Australia’s head coach, Andrew McDonald, has all but confirmed that Cameron Green remains central to the Test team’s plans when the programme picks up again in Bangladesh this August, even after the all-rounder’s flat Ashes campaign.
Green’s series numbers were ordinary – 24.42 with the bat and 70.75 with the ball – and the lowlights are still fresh: that swipe at Brydon Carse in Brisbane, two loose drives in Adelaide, and a self-inflicted run-out at the MCG. Across 37 Tests since debuting in 2020, he now averages 32.75 with the bat and 38.94 with the ball, figures that don’t yet match the talent most judges see.
Yet the raw data never tells the full story. Green spent much of 2025 recovering from back surgery, missed the following home summer, and has repeatedly been shuffled up and down the order to plug gaps. His first-class record remains strong – 45.52 overall, 53.38 in the Sheffield Shield – and he signed off the Australian season with a century for Western Australia.
Speaking on SEN radio, McDonald made the hierarchy’s stance clear. “I think the answer to that is, yes,” he said when asked whether Green would keep his place. “I’ve got to talk to the selectors around that, there’s a couple of others on the panel. But if you looked at the last team, let’s just take that, Usman [Khawaja] has retired, and he vacates the No. 5 position where he was opening and he went to five to finish off. But you’ve got Webster and Green that potentially can play in the same team, should we see it that way, so that gives us incredible flexibility.
“But I think he’s [Green] good enough. Anyone that’s averaging that at Shield level suggests that he’s ahead of the pack there, and it’s only a matter of time before it gets to a situation where he’s performing for Australia.
“I think he’s got a few things to work on around his game, but that’s no different to anyone else.”
Flexibility is the word McDonald keeps returning to. If both Green and Beau Webster – another tall, seam-bowling batter – slot in, Australia can travel with a lighter squad, mix-and-match the attack and shield frontline quicks from heavy workloads. The pair were pencilled in at Nos. 7 and 8 for January’s SCG Test, although a Michael Neser nightwatchman shift dropped them one spot apiece. Webster cashed in with 71 not out and three wickets, a performance that should keep him front of mind for Dhaka and Chattogram.

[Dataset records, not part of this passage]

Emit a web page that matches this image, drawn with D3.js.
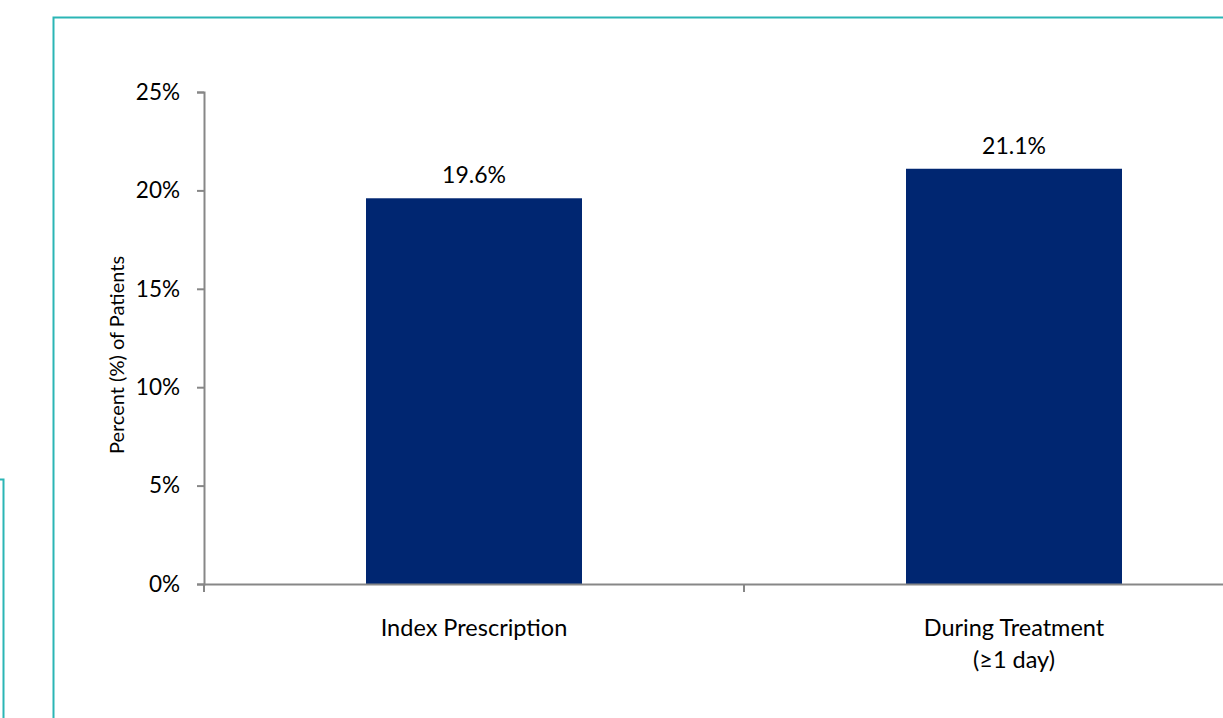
<!DOCTYPE html>
<html><head><meta charset="utf-8">
<script src="https://cdn.jsdelivr.net/npm/d3@7"></script>
<style>body{margin:0;background:#fff;} svg{display:block;} text{font-family:Lato, "Open Sans", sans-serif;fill:#000;}</style>
</head><body>
<svg id="c" width="1223" height="718"></svg>
<script>
const categories = ["Index Prescription", "During Treatment\n(≥1 day)"];
const values = [19.6, 21.1];
const valueLabels = ["19.6%", "21.1%"];
const yTicks = [0, 5, 10, 15, 20, 25];
const yTitle = "Percent (%) of Patients";

const svg = d3.select("#c");
const teal = "#2bb5b5";
// decorative teal frame lines
svg.append("path").attr("d","M53.5,718 V17.5 H1223").attr("fill","none").attr("stroke",teal).attr("stroke-width",2);
svg.append("path").attr("d","M0,479.5 H3.5 V718").attr("fill","none").attr("stroke",teal).attr("stroke-width",2);

const x = d3.scaleBand().domain(categories).range([204,1284]).paddingInner(0).paddingOuter(0);
const y = d3.scaleLinear().domain([0,25]).range([584,92]);
const barW = x.bandwidth()*0.4;

svg.selectAll("rect.bar").data(values).join("rect")
  .attr("x",(d,i)=>x(categories[i])+x.bandwidth()/2-barW/2)
  .attr("y",d=>y(d)).attr("width",barW).attr("height",d=>y(0)-y(d)).attr("fill","#002671");

svg.selectAll("text.val").data(values).join("text")
  .attr("x",(d,i)=>x(categories[i])+x.bandwidth()/2).attr("y",d=>y(d)-15)
  .attr("text-anchor","middle").attr("font-size",23).text((d,i)=>valueLabels[i]);

const axisCol = "#878787";
const yAxis = svg.append("g").attr("transform","translate(204,0)")
  .call(d3.axisLeft(y).tickValues(yTicks).tickSize(7).tickPadding(17).tickFormat(d=>d+"%"));
yAxis.selectAll("text").attr("font-size",22.5).attr("font-family","Lato").attr("fill","#000");
const xAxis = svg.append("g").attr("transform","translate(0,584)")
  .call(d3.axisBottom(x).tickValues([]).tickSizeOuter(0));
// category boundary ticks
const bounds = [204, 204 + x.bandwidth(), 204 + 2*x.bandwidth()];
xAxis.selectAll("line.b").data(bounds).join("line").attr("class","b")
  .attr("x1",d=>d).attr("x2",d=>d).attr("y1",0).attr("y2",8).attr("stroke",axisCol).attr("stroke-width",2);
svg.selectAll(".domain").attr("stroke",axisCol).attr("stroke-width",2);
yAxis.selectAll(".tick line").attr("stroke",axisCol).attr("stroke-width",2);

categories.forEach((c,i)=>{
  const t = svg.append("text").attr("x",x(c)+x.bandwidth()/2).attr("y",636).attr("text-anchor","middle").attr("font-size",23.5);
  c.split("\n").forEach((line,j)=>t.append("tspan").attr("x",x(c)+x.bandwidth()/2).attr("dy",j?32:0).text(line));
});

svg.append("text").attr("transform","translate(124,355) rotate(-90)").attr("text-anchor","middle").attr("font-size",20).text(yTitle);
</script>
</body></html>
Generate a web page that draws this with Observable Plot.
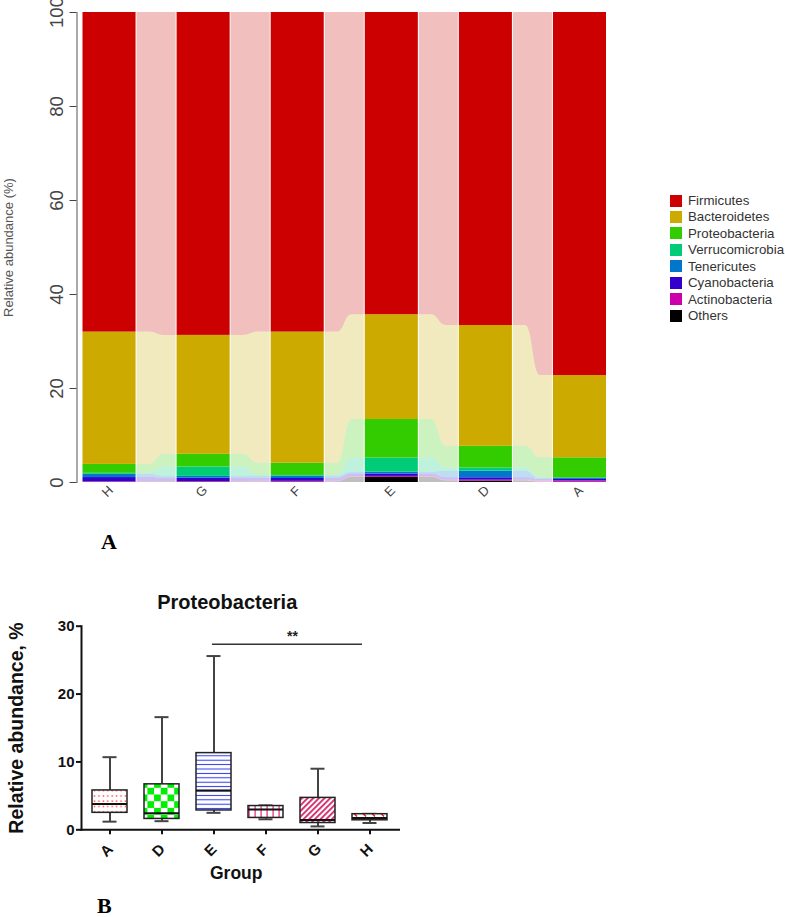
<!DOCTYPE html>
<html><head><meta charset="utf-8">
<script src="https://cdn.jsdelivr.net/npm/d3@7"></script>
<script src="https://cdn.jsdelivr.net/npm/@observablehq/plot@0.6"></script>
<style>
body{margin:0;background:#fff;}
#wrap{position:relative;width:785px;height:917px;overflow:hidden;font-family:"Liberation Sans",Arial,sans-serif;background:#fff;}
#top,#bot{position:absolute;left:0;}
#top{top:0}
#bot{top:560px}
#legend{position:absolute;left:670px;top:192.3px;}
.li{display:flex;align-items:center;height:16.45px;font-size:13.3px;color:#333;white-space:nowrap;}
.sw{width:12px;height:12px;margin-right:6px;flex:none;}
.lab{position:absolute;font-family:"Liberation Serif","Times New Roman",serif;font-weight:bold;font-size:22px;line-height:1;}
</style></head><body>
<div id="wrap">
<svg width="0" height="0" style="position:absolute">
<defs>
<pattern id="pat-A" patternUnits="userSpaceOnUse" width="4.4" height="5.3">
<rect width="4.4" height="5.3" fill="#fff"/><rect x="1.5" y="2" width="1.4" height="1.4" fill="#ff3b3b"/>
</pattern>
<pattern id="pat-D" patternUnits="userSpaceOnUse" width="13.4" height="13.4">
<rect width="13.4" height="13.4" fill="#fff"/><rect width="6.7" height="6.7" fill="#00ee00"/><rect x="6.7" y="6.7" width="6.7" height="6.7" fill="#00ee00"/>
</pattern>
<pattern id="pat-E" patternUnits="userSpaceOnUse" width="4" height="4.4">
<rect width="4" height="4.4" fill="#fff"/><rect y="1.7" width="4" height="1" fill="#2a35f0"/>
</pattern>
<pattern id="pat-F" patternUnits="userSpaceOnUse" width="6" height="4">
<rect width="6" height="4" fill="#fff"/><rect x="2.5" width="1.2" height="4" fill="#f0207a"/>
</pattern>
<pattern id="pat-G" patternUnits="userSpaceOnUse" width="4" height="4" patternTransform="rotate(45)">
<rect width="4" height="4" fill="#fff"/><rect x="1" width="1.8" height="4" fill="#d02468"/>
</pattern>
<pattern id="pat-H" patternUnits="userSpaceOnUse" width="9" height="6">
<rect width="9" height="6" fill="#fff"/><line x1="2.5" y1="1" x2="6" y2="4.5" stroke="#ee1c1c" stroke-width="1.6"/>
</pattern>
</defs>
</svg>
<div id="top"></div>
<div id="legend"></div>
<div class="lab" style="left:101px;top:531px;">A</div>
<div id="bot"></div>
<div class="lab" style="left:97px;top:895px;">B</div>
</div>
<script>
// ---------- Panel A data ----------
const groups = ["H", "G", "F", "E", "D", "A"];
const phyla = ["Firmicutes", "Bacteroidetes", "Proteobacteria", "Verrucomicrobia", "Tenericutes", "Cyanobacteria", "Actinobacteria", "Others"];
const phylumColors = ["#cc0000", "#ccaa00", "#33cc00", "#00cc77", "#0077cc", "#3300cc", "#cc00aa", "#000000"];
const firmicutes = [68.0, 68.7, 68.0, 64.3, 66.6, 77.25];
const bacteroidetes = [28.15, 25.3, 27.9, 22.3, 25.7, 17.5];
const proteobacteria = [1.9, 2.7, 2.6, 8.2, 4.6, 4.25];
const verrucomicrobia = [0.2, 2.0, 0.15, 3.0, 0.7, 0.15];
const tenericutes = [0.7, 0.4, 0.5, 0.4, 1.4, 0.2];
const cyanobacteria = [0.9, 0.7, 0.6, 0.5, 0.5, 0.3];
const actinobacteria = [0.1, 0.1, 0.15, 0.2, 0.2, 0.3];
const others = [0.05, 0.1, 0.1, 1.1, 0.3, 0.05];
const yTicksA = [0, 20, 40, 60, 80, 100];

// ---------- Panel B data ----------
const boxGroups = ["A", "D", "E", "F", "G", "H"];
const whiskerLow = [1.2, 1.27, 2.5, 1.55, 0.5, 1.0];
const quartile1 = [2.5, 1.6, 2.85, 1.75, 1.0, 1.4];
const medians = [3.8, 2.45, 5.8, 3.0, 1.45, 1.75];
const quartile3 = [5.8, 6.7, 11.3, 3.5, 4.7, 2.3];
const whiskerHigh = [10.7, 16.6, 25.6, 3.6, 9.0, 2.35];
const yTicksB = [0, 10, 20, 30];
const sigFrom = "E", sigTo = "H", sigValue = 27.35, sigLabel = "**";

// ---------- Panel A build ----------
const valuesByPhylum = {Firmicutes: firmicutes, Bacteroidetes: bacteroidetes, Proteobacteria: proteobacteria,
  Verrucomicrobia: verrucomicrobia, Tenericutes: tenericutes, Cyanobacteria: cyanobacteria,
  Actinobacteria: actinobacteria, Others: others};
const stackOrder = phyla.slice().reverse();
const rows = [];
groups.forEach((g, i) => {
  let c = 0;
  for (const p of stackOrder) {
    const v = valuesByPhylum[p][i];
    rows.push({i, g, phylum: p, y1: c, y2: c + v});
    c += v;
  }
});
const step = 94, hw = 26.5 / step, eps = 1 / step, flat = 13 / step;
const flows = [];
for (let i = 0; i < groups.length - 1; i++) {
  for (const p of stackOrder) {
    const a = rows.find(r => r.i === i && r.phylum === p);
    const b = rows.find(r => r.i === i + 1 && r.phylum === p);
    const xs = [i + hw + eps, i + hw + flat, i + 1 - hw - flat, i + 1 - hw - eps];
    const src = [a, a, b, b];
    xs.forEach((x, j) => flows.push({key: i + "-" + p, phylum: p, x, y1: src[j].y1, y2: src[j].y2}));
  }
}
const xmin = -hw - 6 / step;

const topPlot = Plot.plot({
  width: 785, height: 560,
  marginLeft: 76.5, marginRight: 179, marginTop: 12, marginBottom: 78,
  style: {background: "transparent", fontFamily: "'Liberation Sans', Arial, sans-serif"},
  x: {domain: [xmin, groups.length - 1 + hw], axis: null},
  y: {domain: [0, 100], axis: null},
  color: {domain: phyla, range: phylumColors},
  marks: [
    Plot.areaY(flows, {x: "x", y1: "y1", y2: "y2", z: "key", fill: "phylum", fillOpacity: 0.25, curve: "bump-x"}),
    Plot.rectY(rows, {x1: d => d.i - hw, x2: d => d.i + hw, y1: "y1", y2: "y2", fill: "phylum"}),
    Plot.frame({anchor: "left", stroke: "#555"}),
    Plot.axisY({ticks: yTicksA, label: null, tickSize: 7, tickPadding: 7, tickRotate: -90, fontSize: 18.5, color: "#444"}),
    Plot.text(groups, {x: (d, i) => i, y: () => 0, text: d => d, dy: 9, dx: -2, rotate: -45, fontSize: 13, fill: "#444"}),
    Plot.text(["Relative abundance (%)"], {frameAnchor: "left", textAnchor: "middle", dx: -68, rotate: -90, fontSize: 13, fill: "#555"})
  ]
});
document.getElementById("top").appendChild(topPlot);

const legend = document.getElementById("legend");
phyla.forEach((p, k) => {
  const row = document.createElement("div");
  row.className = "li";
  row.innerHTML = `<span class="sw" style="background:${phylumColors[k]}"></span><span>${p}</span>`;
  legend.appendChild(row);
});

// ---------- Panel B build ----------
const boxRows = boxGroups.map((g, i) => ({g, lo: whiskerLow[i], q1: quartile1[i], med: medians[i], q3: quartile3[i], hi: whiskerHigh[i], pat: `url(#pat-${g})`}));
const bold = "bold";
const botPlot = Plot.plot({
  width: 785, height: 357,
  marginLeft: 81, marginRight: 386.5, marginTop: 65.7, marginBottom: 87.7,
  style: {background: "transparent", fontFamily: "'Liberation Sans', Arial, sans-serif"},
  x: {domain: boxGroups, paddingInner: 0.32, paddingOuter: 0.16, axis: null},
  y: {domain: [0, 30], axis: null},
  color: {type: "identity"},
  marks: [
    Plot.ruleX(boxRows, {x: "g", y1: "lo", y2: "hi", stroke: "#444", strokeWidth: 2}),
    Plot.tickY(boxRows, {x: "g", y: "lo", insetLeft: 10.5, insetRight: 10.5, stroke: "#444", strokeWidth: 2}),
    Plot.tickY(boxRows, {x: "g", y: "hi", insetLeft: 10.5, insetRight: 10.5, stroke: "#444", strokeWidth: 2}),
    Plot.barY(boxRows, {x: "g", y1: "q1", y2: "q3", fill: "pat", stroke: "#222", strokeWidth: 1.5}),
    Plot.tickY(boxRows, {x: "g", y: "med", stroke: "#111", strokeWidth: 2}),
    Plot.frame({anchor: "left", stroke: "#111", strokeWidth: 2}),
    Plot.frame({anchor: "bottom", stroke: "#111", strokeWidth: 2}),
    Plot.axisY({ticks: yTicksB, label: null, tickSize: 5, tickPadding: 2, fontSize: 15, fontWeight: bold, strokeWidth: 2, color: "#111"}),
    Plot.axisX({label: null, tickSize: 5, tickFormat: () => "", strokeWidth: 2, color: "#111"}),
    Plot.text(boxGroups, {x: d => d, text: d => d, frameAnchor: "bottom", dy: 24, rotate: -45, fontSize: 15, fontWeight: bold, fill: "#111"}),
    Plot.ruleY([sigValue], {x1: () => sigFrom, x2: () => sigTo, insetLeft: 16, insetRight: 25, stroke: "#333", strokeWidth: 1.5}),
    Plot.text([sigLabel], {x: () => "F", y: () => sigValue, dx: 26.5, dy: -8, fontSize: 14, fontWeight: bold, fill: "#222"}),
    Plot.text(["Group"], {frameAnchor: "bottom", dx: -4, dy: 49, fontSize: 17.5, fontWeight: bold, fill: "#111"}),
    Plot.text(["Proteobacteria"], {frameAnchor: "top", dx: -13, dy: -31, fontSize: 20, fontWeight: bold, fill: "#111"}),
    Plot.text(["Relative abundance, %"], {frameAnchor: "left", textAnchor: "middle", dx: -65, rotate: -90, fontSize: 19.5, fontWeight: bold, fill: "#111"})
  ]
});
document.getElementById("bot").appendChild(botPlot);
</script>
</body></html>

The two also shared four straight Tests last year – the World Test Championship final against South Africa and the West Indies series – while Green was unable to bowl and instead went in at first drop. Even then, Webster was nudged aside for the Ashes once Mitchell Marsh recovered fitness, an awkward reminder of how quickly the pecking order can change.
Green’s frustration boiled over in Sydney recently during a terse exchange with a journalist, something McDonald addressed. That moment, he said, was “very unlike Cameron Green”, and a sign of the strain of juggling three formats. The 26-year-old is currently with Kolkata Knight Riders in the IPL, where he is also trying to fine-tune his red-ball technique between white-ball fixtures.
Away from home, the numbers improve: 36.69 with the bat compared to 28.96 in Australia. McDonald reckons the domestic focus can skew perception. “I think there’s a lens in Australia that’s slightly bias towards what he’s done overseas,” he noted, hinting that punters tend to over-analyse the local failures while overlooking the progress on the road.
Green’s task is straightforward but hardly simple: turn those glimpses into consistent returns, preferably before the Bangladesh series. For now, the backing is firm and public. Whether that faith translates into runs and wickets on slow, turning pitches in August will go a long way to defining his next chapter.